» The problem: Quote the entries in full, character for character, without their images.

» Dataset:
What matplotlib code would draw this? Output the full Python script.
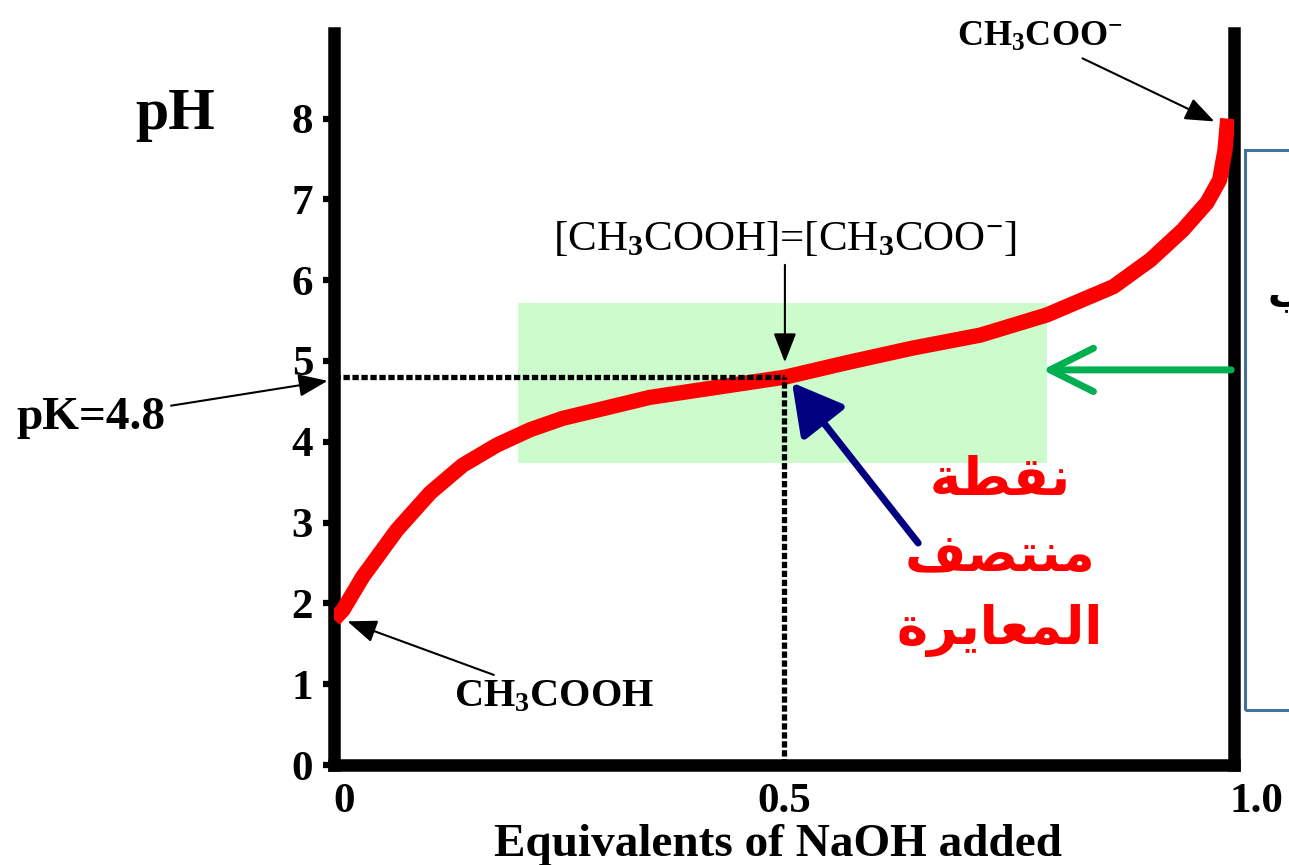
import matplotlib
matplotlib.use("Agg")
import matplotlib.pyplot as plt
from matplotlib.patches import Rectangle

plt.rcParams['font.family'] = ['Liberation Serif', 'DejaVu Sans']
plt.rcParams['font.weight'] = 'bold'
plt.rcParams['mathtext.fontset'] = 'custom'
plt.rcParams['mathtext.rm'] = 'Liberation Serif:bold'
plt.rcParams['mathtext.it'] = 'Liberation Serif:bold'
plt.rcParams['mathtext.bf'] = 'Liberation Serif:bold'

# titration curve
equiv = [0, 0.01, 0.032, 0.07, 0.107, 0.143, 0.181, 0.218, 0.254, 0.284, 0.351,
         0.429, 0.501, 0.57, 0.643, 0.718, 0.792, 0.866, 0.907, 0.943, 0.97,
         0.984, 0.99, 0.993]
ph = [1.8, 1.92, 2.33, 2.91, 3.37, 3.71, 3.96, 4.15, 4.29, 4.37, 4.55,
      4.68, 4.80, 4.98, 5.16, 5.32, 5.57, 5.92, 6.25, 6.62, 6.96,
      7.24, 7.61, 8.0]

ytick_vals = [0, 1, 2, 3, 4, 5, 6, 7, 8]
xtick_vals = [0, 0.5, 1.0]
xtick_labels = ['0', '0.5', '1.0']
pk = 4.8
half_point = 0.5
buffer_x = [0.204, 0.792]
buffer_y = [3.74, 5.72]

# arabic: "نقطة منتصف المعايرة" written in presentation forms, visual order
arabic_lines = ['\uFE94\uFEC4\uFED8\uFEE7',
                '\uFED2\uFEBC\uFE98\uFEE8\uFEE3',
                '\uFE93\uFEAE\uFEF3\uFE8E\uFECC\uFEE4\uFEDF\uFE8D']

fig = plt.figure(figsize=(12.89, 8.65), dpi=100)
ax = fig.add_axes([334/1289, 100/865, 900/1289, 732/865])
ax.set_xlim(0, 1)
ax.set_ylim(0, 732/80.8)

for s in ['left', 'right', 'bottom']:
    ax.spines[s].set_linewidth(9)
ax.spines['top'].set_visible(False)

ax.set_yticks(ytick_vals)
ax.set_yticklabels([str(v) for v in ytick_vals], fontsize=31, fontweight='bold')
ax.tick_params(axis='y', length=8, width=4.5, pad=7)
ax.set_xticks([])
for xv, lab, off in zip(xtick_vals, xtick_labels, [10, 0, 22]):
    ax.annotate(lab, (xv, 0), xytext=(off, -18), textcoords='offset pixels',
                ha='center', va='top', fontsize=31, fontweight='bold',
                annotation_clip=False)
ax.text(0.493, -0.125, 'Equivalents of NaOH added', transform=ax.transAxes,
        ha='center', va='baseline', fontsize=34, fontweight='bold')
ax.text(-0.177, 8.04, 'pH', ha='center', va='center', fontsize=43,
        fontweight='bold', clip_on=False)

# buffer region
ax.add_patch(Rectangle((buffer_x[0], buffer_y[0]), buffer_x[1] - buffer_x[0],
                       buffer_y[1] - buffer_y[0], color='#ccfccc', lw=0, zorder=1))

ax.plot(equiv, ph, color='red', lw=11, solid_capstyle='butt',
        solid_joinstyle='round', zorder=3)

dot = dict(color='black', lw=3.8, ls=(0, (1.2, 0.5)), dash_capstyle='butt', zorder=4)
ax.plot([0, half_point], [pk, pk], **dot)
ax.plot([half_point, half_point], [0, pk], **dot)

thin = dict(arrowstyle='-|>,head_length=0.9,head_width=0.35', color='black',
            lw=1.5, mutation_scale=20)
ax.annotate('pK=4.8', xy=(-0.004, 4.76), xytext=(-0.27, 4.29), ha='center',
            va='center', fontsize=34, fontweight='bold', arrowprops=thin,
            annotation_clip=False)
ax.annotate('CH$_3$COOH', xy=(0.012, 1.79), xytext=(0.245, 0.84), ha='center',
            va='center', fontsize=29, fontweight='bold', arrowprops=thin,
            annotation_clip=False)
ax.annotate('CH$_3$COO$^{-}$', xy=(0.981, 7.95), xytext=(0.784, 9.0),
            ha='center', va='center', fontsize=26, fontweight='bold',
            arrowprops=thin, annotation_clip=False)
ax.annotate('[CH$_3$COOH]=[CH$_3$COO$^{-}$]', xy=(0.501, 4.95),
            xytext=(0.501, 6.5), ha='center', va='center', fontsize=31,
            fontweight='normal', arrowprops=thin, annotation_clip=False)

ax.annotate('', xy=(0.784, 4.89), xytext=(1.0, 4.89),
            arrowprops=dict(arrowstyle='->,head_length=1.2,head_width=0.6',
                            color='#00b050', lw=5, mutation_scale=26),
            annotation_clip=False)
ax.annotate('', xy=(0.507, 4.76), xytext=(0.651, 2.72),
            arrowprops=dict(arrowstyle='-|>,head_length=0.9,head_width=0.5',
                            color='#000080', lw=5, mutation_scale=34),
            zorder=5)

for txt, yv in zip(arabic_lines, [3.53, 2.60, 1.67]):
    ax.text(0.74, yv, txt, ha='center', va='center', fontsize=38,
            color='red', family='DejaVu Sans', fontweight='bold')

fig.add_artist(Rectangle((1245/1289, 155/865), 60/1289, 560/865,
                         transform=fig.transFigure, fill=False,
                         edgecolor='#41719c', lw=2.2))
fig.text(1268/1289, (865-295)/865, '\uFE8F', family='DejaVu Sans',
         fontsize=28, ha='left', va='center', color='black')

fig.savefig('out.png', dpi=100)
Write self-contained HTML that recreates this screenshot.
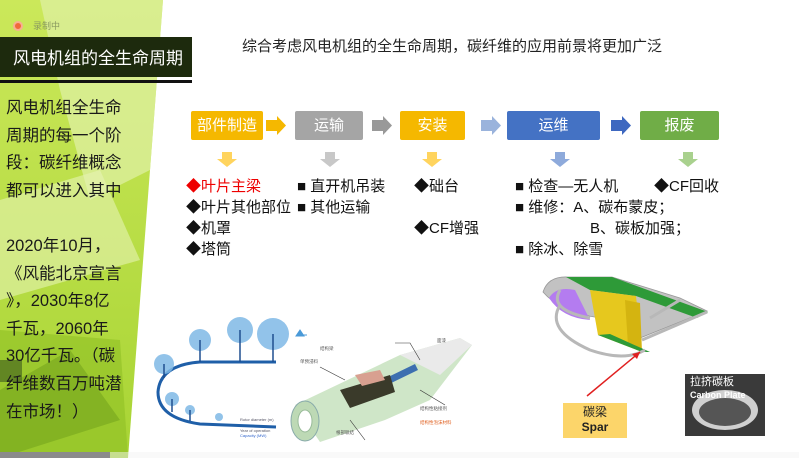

» Worked answer:
What matplotlib code would draw this? Output the full Python script.
import matplotlib
matplotlib.use("Agg")
import matplotlib.pyplot as plt
from matplotlib.patches import Rectangle

plt.rcParams['font.family'] = ['Liberation Serif', 'DejaVu Sans']
plt.rcParams['font.weight'] = 'bold'
plt.rcParams['mathtext.fontset'] = 'custom'
plt.rcParams['mathtext.rm'] = 'Liberation Serif:bold'
plt.rcParams['mathtext.it'] = 'Liberation Serif:bold'
plt.rcParams['mathtext.bf'] = 'Liberation Serif:bold'

# titration curve
equiv = [0, 0.01, 0.032, 0.07, 0.107, 0.143, 0.181, 0.218, 0.254, 0.284, 0.351,
         0.429, 0.501, 0.57, 0.643, 0.718, 0.792, 0.866, 0.907, 0.943, 0.97,
         0.984, 0.99, 0.993]
ph = [1.8, 1.92, 2.33, 2.91, 3.37, 3.71, 3.96, 4.15, 4.29, 4.37, 4.55,
      4.68, 4.80, 4.98, 5.16, 5.32, 5.57, 5.92, 6.25, 6.62, 6.96,
      7.24, 7.61, 8.0]

ytick_vals = [0, 1, 2, 3, 4, 5, 6, 7, 8]
xtick_vals = [0, 0.5, 1.0]
xtick_labels = ['0', '0.5', '1.0']
pk = 4.8
half_point = 0.5
buffer_x = [0.204, 0.792]
buffer_y = [3.74, 5.72]

# arabic: "نقطة منتصف المعايرة" written in presentation forms, visual order
arabic_lines = ['\uFE94\uFEC4\uFED8\uFEE7',
                '\uFED2\uFEBC\uFE98\uFEE8\uFEE3',
                '\uFE93\uFEAE\uFEF3\uFE8E\uFECC\uFEE4\uFEDF\uFE8D']

fig = plt.figure(figsize=(12.89, 8.65), dpi=100)
ax = fig.add_axes([334/1289, 100/865, 900/1289, 732/865])
ax.set_xlim(0, 1)
ax.set_ylim(0, 732/80.8)

for s in ['left', 'right', 'bottom']:
    ax.spines[s].set_linewidth(9)
ax.spines['top'].set_visible(False)

ax.set_yticks(ytick_vals)
ax.set_yticklabels([str(v) for v in ytick_vals], fontsize=31, fontweight='bold')
ax.tick_params(axis='y', length=8, width=4.5, pad=7)
ax.set_xticks([])
for xv, lab, off in zip(xtick_vals, xtick_labels, [10, 0, 22]):
    ax.annotate(lab, (xv, 0), xytext=(off, -18), textcoords='offset pixels',
                ha='center', va='top', fontsize=31, fontweight='bold',
                annotation_clip=False)
ax.text(0.493, -0.125, 'Equivalents of NaOH added', transform=ax.transAxes,
        ha='center', va='baseline', fontsize=34, fontweight='bold')
ax.text(-0.177, 8.04, 'pH', ha='center', va='center', fontsize=43,
        fontweight='bold', clip_on=False)

# buffer region
ax.add_patch(Rectangle((buffer_x[0], buffer_y[0]), buffer_x[1] - buffer_x[0],
                       buffer_y[1] - buffer_y[0], color='#ccfccc', lw=0, zorder=1))

ax.plot(equiv, ph, color='red', lw=11, solid_capstyle='butt',
        solid_joinstyle='round', zorder=3)

dot = dict(color='black', lw=3.8, ls=(0, (1.2, 0.5)), dash_capstyle='butt', zorder=4)
ax.plot([0, half_point], [pk, pk], **dot)
ax.plot([half_point, half_point], [0, pk], **dot)

thin = dict(arrowstyle='-|>,head_length=0.9,head_width=0.35', color='black',
            lw=1.5, mutation_scale=20)
ax.annotate('pK=4.8', xy=(-0.004, 4.76), xytext=(-0.27, 4.29), ha='center',
            va='center', fontsize=34, fontweight='bold', arrowprops=thin,
            annotation_clip=False)
ax.annotate('CH$_3$COOH', xy=(0.012, 1.79), xytext=(0.245, 0.84), ha='center',
            va='center', fontsize=29, fontweight='bold', arrowprops=thin,
            annotation_clip=False)
ax.annotate('CH$_3$COO$^{-}$', xy=(0.981, 7.95), xytext=(0.784, 9.0),
            ha='center', va='center', fontsize=26, fontweight='bold',
            arrowprops=thin, annotation_clip=False)
ax.annotate('[CH$_3$COOH]=[CH$_3$COO$^{-}$]', xy=(0.501, 4.95),
            xytext=(0.501, 6.5), ha='center', va='center', fontsize=31,
            fontweight='normal', arrowprops=thin, annotation_clip=False)

ax.annotate('', xy=(0.784, 4.89), xytext=(1.0, 4.89),
            arrowprops=dict(arrowstyle='->,head_length=1.2,head_width=0.6',
                            color='#00b050', lw=5, mutation_scale=26),
            annotation_clip=False)
ax.annotate('', xy=(0.507, 4.76), xytext=(0.651, 2.72),
            arrowprops=dict(arrowstyle='-|>,head_length=0.9,head_width=0.5',
                            color='#000080', lw=5, mutation_scale=34),
            zorder=5)

for txt, yv in zip(arabic_lines, [3.53, 2.60, 1.67]):
    ax.text(0.74, yv, txt, ha='center', va='center', fontsize=38,
            color='red', family='DejaVu Sans', fontweight='bold')

fig.add_artist(Rectangle((1245/1289, 155/865), 60/1289, 560/865,
                         transform=fig.transFigure, fill=False,
                         edgecolor='#41719c', lw=2.2))
fig.text(1268/1289, (865-295)/865, '\uFE8F', family='DejaVu Sans',
         fontsize=28, ha='left', va='center', color='black')

fig.savefig('out.png', dpi=100)
Write self-contained HTML that recreates this screenshot.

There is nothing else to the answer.